Blogmaster

If you wish to communicate with me about steam train jigsaws and/or related railway art, or to respond to requests for answers to my queries, please email David, at : platt.precology@gmail.com

Friday, 4 March 2011

Freight/Goods Trains


They were called goods trains in my day but most people call them freight trains today. Whatever you call them, today's post, 4th March 2011, features photographs of jigsaw puzzles showing such trains. For some reason that I don't understand, freight trains are not widely covered by jigsaw manufacturers, passenger examples outnumbering them by a huge margin. I have chosen two pictures from my collection to illustrate the post title.

Pic number one shows a 500-piece puzzle from Moat House Products. In the pic one of Charles Collett's 4-6-0 workhorses, No.5904 Kelham Hall, coupled to a large eight-wheeled tender, is heading freight vans under a bridge on Rattery Bank. The 'Hall' class of mixed traffic locomotives came into service on the Great Western Railway in 1924 and over 250, including modified versions, were built.  David M. West produced the original artwork for the jigsaw, which is one of a series of six.

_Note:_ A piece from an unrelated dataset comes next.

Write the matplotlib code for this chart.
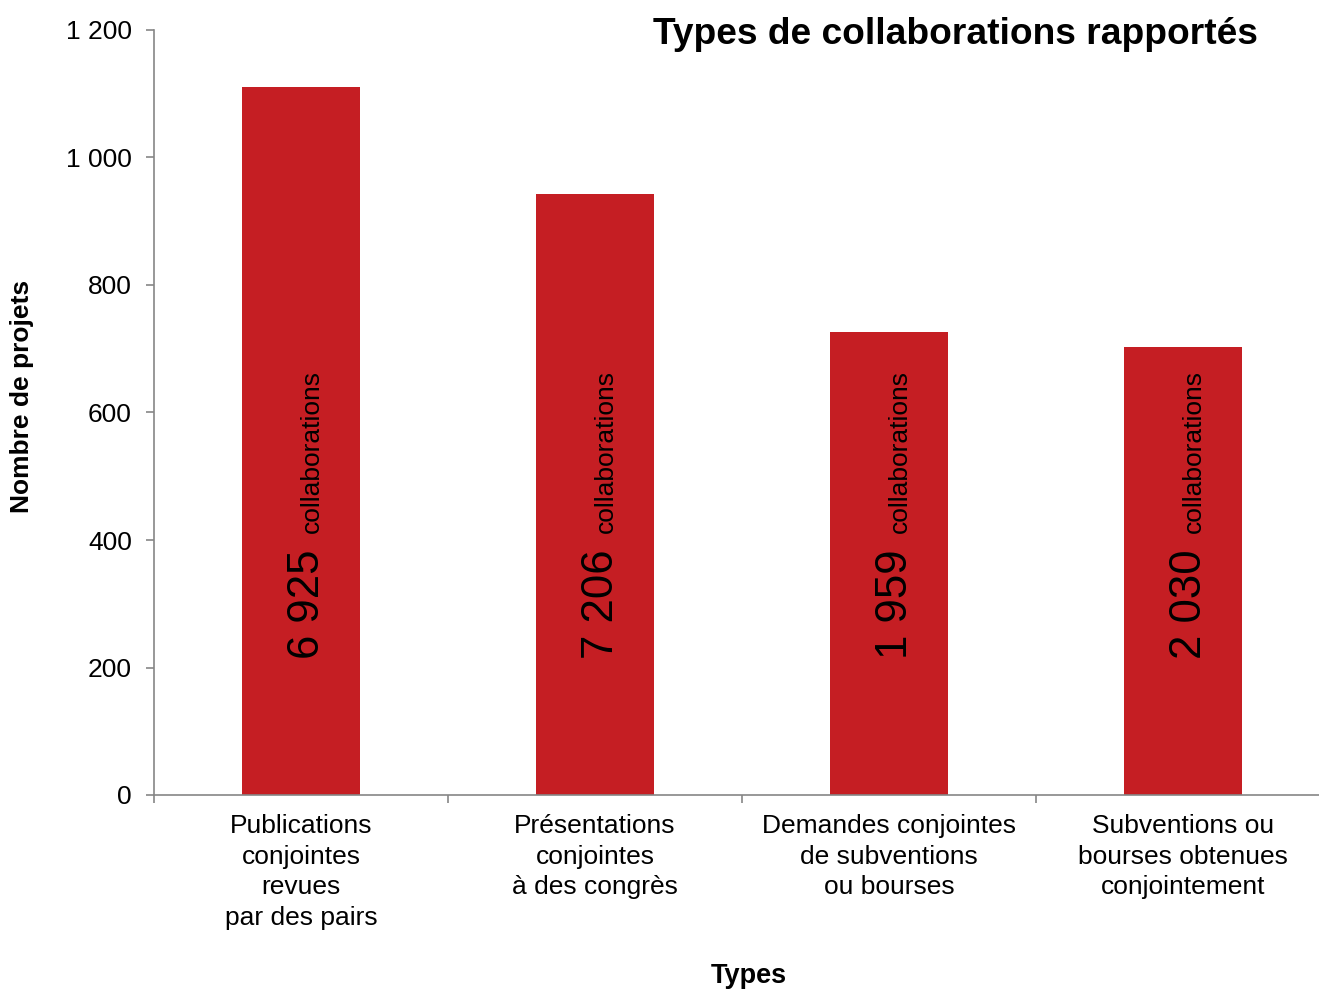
import matplotlib
matplotlib.use('Agg')
import matplotlib.pyplot as plt
from matplotlib.ticker import FuncFormatter, FixedLocator

plt.rcParams['font.family'] = ['Liberation Sans', 'DejaVu Sans']

# données
categories = [
    "Publications\nconjointes\nrevues\npar des pairs",
    "Présentations\nconjointes\nà des congrès",
    "Demandes conjointes\nde subventions\nou bourses",
    "Subventions ou\nbourses obtenues\nconjointement",
]
nb_projets = [1111, 942, 727, 703]
nb_collaborations = ["6 925", "7 206", "1 959", "2 030"]

bar_color = '#C51E23'
axis_color = '#868686'

fig = plt.figure(figsize=(13.19, 9.89), dpi=100)
ax = fig.add_axes([154 / 1319, 1 - 795 / 989, 1176 / 1319, 765 / 989])

x = list(range(len(categories)))
ax.bar(x, nb_projets, width=0.4, color=bar_color, zorder=2)

# texte dans les barres
for i, txt in enumerate(nb_collaborations):
    ax.text(i + 0.062, 214, txt, rotation=90, rotation_mode='anchor',
            ha='left', va='baseline', fontsize=31.5, color='black')
    ax.text(i + 0.062, 411, 'collaborations', rotation=90, rotation_mode='anchor',
            ha='left', va='baseline', fontsize=19, color='black')

ax.set_xlim(-0.5, 3.5)
ax.set_ylim(0, 1200)
ax.set_yticks(range(0, 1201, 200))
ax.yaxis.set_major_formatter(FuncFormatter(lambda v, p: f"{int(v):,}".replace(',', ' ')))

# ticks x aux frontières des catégories, labels au centre
ax.xaxis.set_major_locator(FixedLocator([-0.5, 0.5, 1.5, 2.5]))
ax.xaxis.set_major_formatter(FuncFormatter(lambda v, p: ''))
ax.xaxis.set_minor_locator(FixedLocator(x))
ax.set_xticklabels(categories, minor=True, fontsize=19, linespacing=1.34)
ax.tick_params(axis='x', which='minor', length=0, pad=14)
ax.tick_params(axis='x', which='major', length=6, width=1.2, color=axis_color, direction='out')
ax.tick_params(axis='y', length=6, width=1.2, color=axis_color, direction='out',
               labelsize=19, pad=10)

for s in ['top', 'right']:
    ax.spines[s].set_visible(False)
for s in ['left', 'bottom']:
    ax.spines[s].set_color(axis_color)
    ax.spines[s].set_linewidth(1.2)

fig.text(1258 / 1319, 1 - 34 / 989, 'Types de collaborations rapportés',
         ha='right', va='center', fontsize=26.7, fontweight='bold')
fig.text(749 / 1319, 1 - 976 / 989, 'Types', ha='center', va='center',
         fontsize=19.5, fontweight='bold')
fig.text(22 / 1319, 1 - 396 / 989, 'Nombre de projets', ha='center', va='center',
         rotation=90, fontsize=19, fontweight='bold')

fig.savefig('out.png', dpi=100)
plt.close()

The second pic shows a 500-piece wooden puzzle from Wentworth. Barry Freeman's original painting of The Haymarket Wanderer has reproduced superbly as a jigsaw. The puzzle is available in several different sizes from Wentworth and depicts a Arthur H. Peppercorn 'A1' class 'Pacific', No.60160 North British, in BR blue livery, heading a long goods train of mixed wagons and vans. The setting is Welwyn North Station, a rather odd place to see a locomotive from Haymarket shed in Edinburgh; hence the title of the painting.